13C NMR were recorded by a Bruker AV II-400 NMR spectrometer at room temperature. Fourier transform infrared spectroscopy (FTIR) measurements were conducted on a Bruker Tensor 27 spectrometer to confirm the formation of hydrogen bonding. A polarized beam from a linearly polarized Ar+ laser beam (MDL-III-405-100Mw) with a wavelength of 405 nm was conducted to investigate photo-induced deformation behavior. The microstructure of the samples was examined by scanning electron microscopy (SEM, Hitachi S-4800, Japan).

Specifications Table

Subject area	Chemistry
More specific subject area	Self-assembly of amphiphilic polymers, photo responsive
Type of data	13C-NMR spectra, FTIR spectra, TEM image
How data was acquired	13C NMR were recorded by a Bruker AV II-400 NMR spectrometer at room temperature.FTIR measurements were conducted on a Bruker Tensor 27 spectrometer to confirm the formation of hydrogen bonding.The microstructure of the samples was examined by scanning electron microscopy (SEM, Hitachi S-4800, Japan).A polarized beam from a linearly polarized Ar+ laser beam (MDL-III-405-100Mw) with a wavelength of 405 nm was conducted to investigate photo-induced deformation behavior.
Data format	Raw and Analyzed
Experimental factors	AZO ratio to PS-stat-P4VP are changed.
Experimental features	The relationship between AZO ratio and photo-induced deformation behavior of PS-stat-P4VP/AZO aggregates were determined.
Data source location	Chengdu, China
Data accessibility	Data is with this article.
Related research article	Y H. Wang, L Z. Hu, Q. Yin, K Du, T R. Zhang, Q J. Yin, Multi-responsive hollow nanospheres self-assembly by amphiphilic random copolymer and azobenzene, Polymer 175, 2019, 235–242 [3].

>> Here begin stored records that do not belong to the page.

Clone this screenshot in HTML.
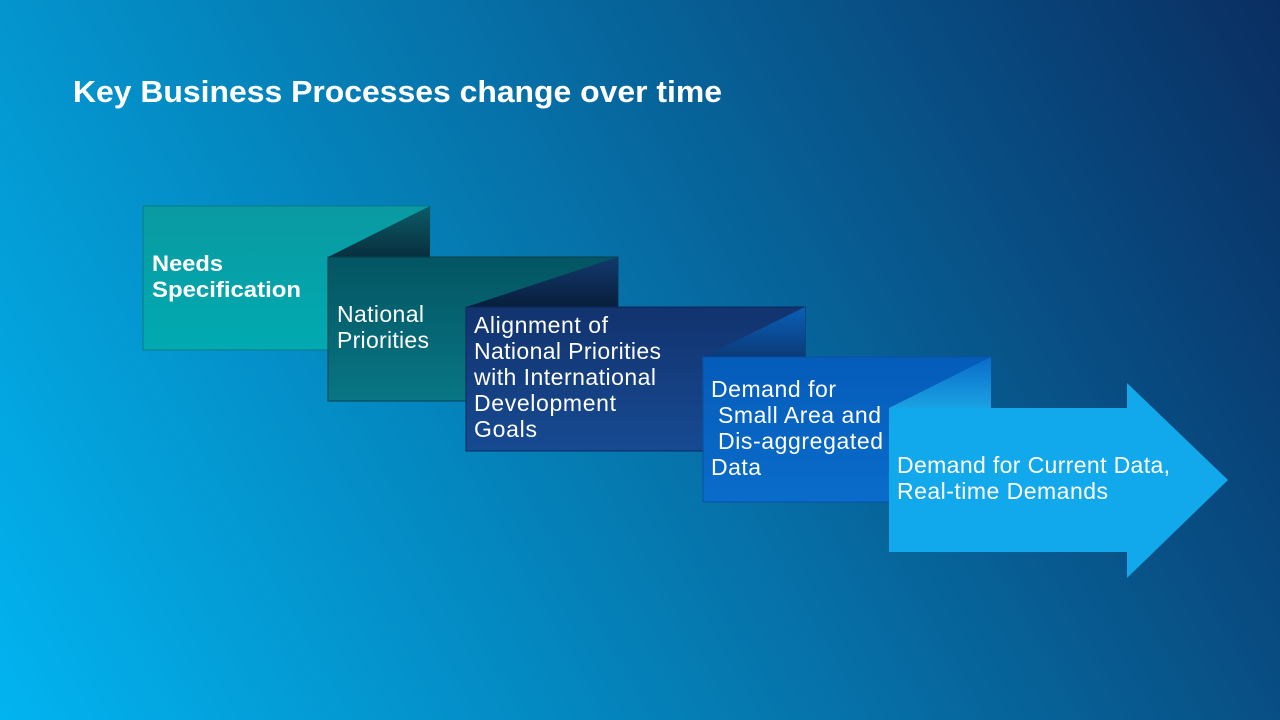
<!DOCTYPE html>
<html><head><style>
html,body{margin:0;padding:0;width:1280px;height:720px;overflow:hidden}
svg{display:block}
text{font-family:"Liberation Sans",Arial,sans-serif;fill:#fff}
</style></head><body>
<svg width="1280" height="720" viewBox="0 0 1280 720">
<defs>
<linearGradient id="bg" x1="0" y1="720" x2="1280" y2="0" gradientUnits="userSpaceOnUse">
<stop offset="0" stop-color="#02b4f0"/><stop offset="0.45" stop-color="#0579b0"/><stop offset="1" stop-color="#0a2e62"/>
</linearGradient>
<linearGradient id="b1" x1="0" y1="0" x2="0" y2="1"><stop offset="0" stop-color="#0a9aa2"/><stop offset="1" stop-color="#00aab0"/></linearGradient>
<linearGradient id="f1" x1="0" y1="0" x2="0" y2="1"><stop offset="0" stop-color="#0d5c68"/><stop offset="1" stop-color="#082f3e"/></linearGradient>
<linearGradient id="b2" x1="0" y1="0" x2="0" y2="1"><stop offset="0" stop-color="#035562"/><stop offset="1" stop-color="#087684"/></linearGradient>
<linearGradient id="f2" x1="0" y1="0" x2="0" y2="1"><stop offset="0" stop-color="#123a6e"/><stop offset="1" stop-color="#081e3c"/></linearGradient>
<linearGradient id="b3" x1="0" y1="0" x2="0" y2="1"><stop offset="0" stop-color="#12336e"/><stop offset="1" stop-color="#174a92"/></linearGradient>
<linearGradient id="f3" x1="0" y1="0" x2="0" y2="1"><stop offset="0" stop-color="#0a60b8"/><stop offset="1" stop-color="#0b3a78"/></linearGradient>
<linearGradient id="b4" x1="0" y1="0" x2="0" y2="1"><stop offset="0" stop-color="#055cba"/><stop offset="1" stop-color="#0a6cca"/></linearGradient>
<linearGradient id="f4" x1="0" y1="0" x2="0" y2="1"><stop offset="0" stop-color="#0a6cc8"/><stop offset="1" stop-color="#1aa2e2"/></linearGradient>
</defs>
<rect width="1280" height="720" fill="url(#bg)"/>
<text x="73" y="102" font-size="31" font-weight="bold" textLength="649" lengthAdjust="spacingAndGlyphs">Key Business Processes change over time</text>

<rect x="143" y="206" width="287" height="144" fill="url(#b1)" stroke="#0a7a85" stroke-width="1"/>
<polygon points="328,257 430,206 430,257" fill="url(#f1)"/>
<text x="152" y="271" font-size="22" font-weight="bold" textLength="71" lengthAdjust="spacingAndGlyphs">Needs</text>
<text x="152" y="297" font-size="22" font-weight="bold" textLength="149" lengthAdjust="spacingAndGlyphs">Specification</text>

<rect x="328" y="257" width="290" height="144" fill="url(#b2)" stroke="#063e4a" stroke-width="1"/>
<polygon points="466,307 618,257 618,307" fill="url(#f2)"/>
<text font-size="23" lengthAdjust="spacingAndGlyphs"><tspan x="337" y="322" textLength="87">National</tspan><tspan x="337" y="348" textLength="92">Priorities</tspan></text>

<rect x="466" y="307" width="339" height="144" fill="url(#b3)" stroke="#0a2a58" stroke-width="1"/>
<polygon points="703,357 805,307 805,357" fill="url(#f3)"/>
<text font-size="23" lengthAdjust="spacingAndGlyphs"><tspan x="474" y="333" textLength="134">Alignment of</tspan><tspan x="474" y="359" textLength="187">National Priorities</tspan><tspan x="474" y="385" textLength="182">with International</tspan><tspan x="474" y="411" textLength="142">Development</tspan><tspan x="474" y="437" textLength="63">Goals</tspan></text>

<rect x="703" y="357" width="288" height="145" fill="url(#b4)" stroke="#0a50a0" stroke-width="1"/>
<polygon points="889,408 991,357 991,408" fill="url(#f4)"/>
<text font-size="23" lengthAdjust="spacingAndGlyphs"><tspan x="711" y="397" textLength="125">Demand for</tspan><tspan x="718" y="423" textLength="163">Small Area and</tspan><tspan x="718" y="449" textLength="165">Dis-aggregated</tspan><tspan x="711" y="475" textLength="50">Data</tspan></text>

<polygon points="889,408 1127,408 1127,383 1228,480 1127,578 1127,552 889,552" fill="#12a9ec"/>
<text font-size="23" lengthAdjust="spacingAndGlyphs"><tspan x="897" y="473" textLength="273">Demand for Current Data,</tspan><tspan x="897" y="499" textLength="211">Real-time Demands</tspan></text>
</svg>
</body></html>
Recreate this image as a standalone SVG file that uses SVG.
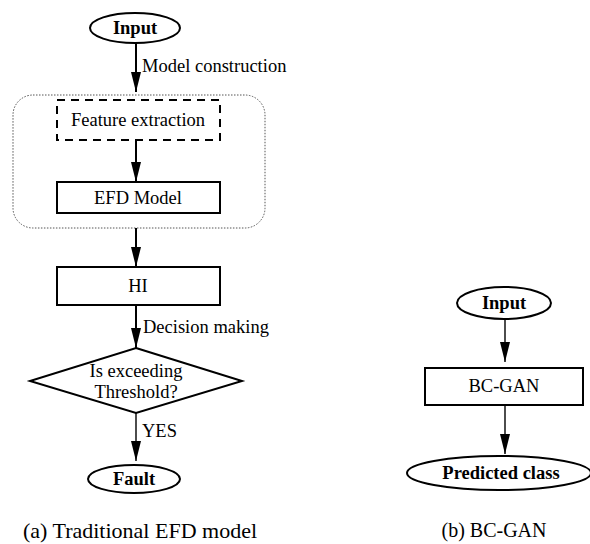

Value of the data• The hydrogen bonding can serve as driving force for the photo-induced deformation of AZO-polymeric assemblies. • This following data helps in defining the formation of hydrogen bonds between polymer and AZO molecules. • The comparison with various AZO ratio to polymers can help in understanding the role of azobenzene molecules on the photo-induced deformation behavior of AZO-containing polymers.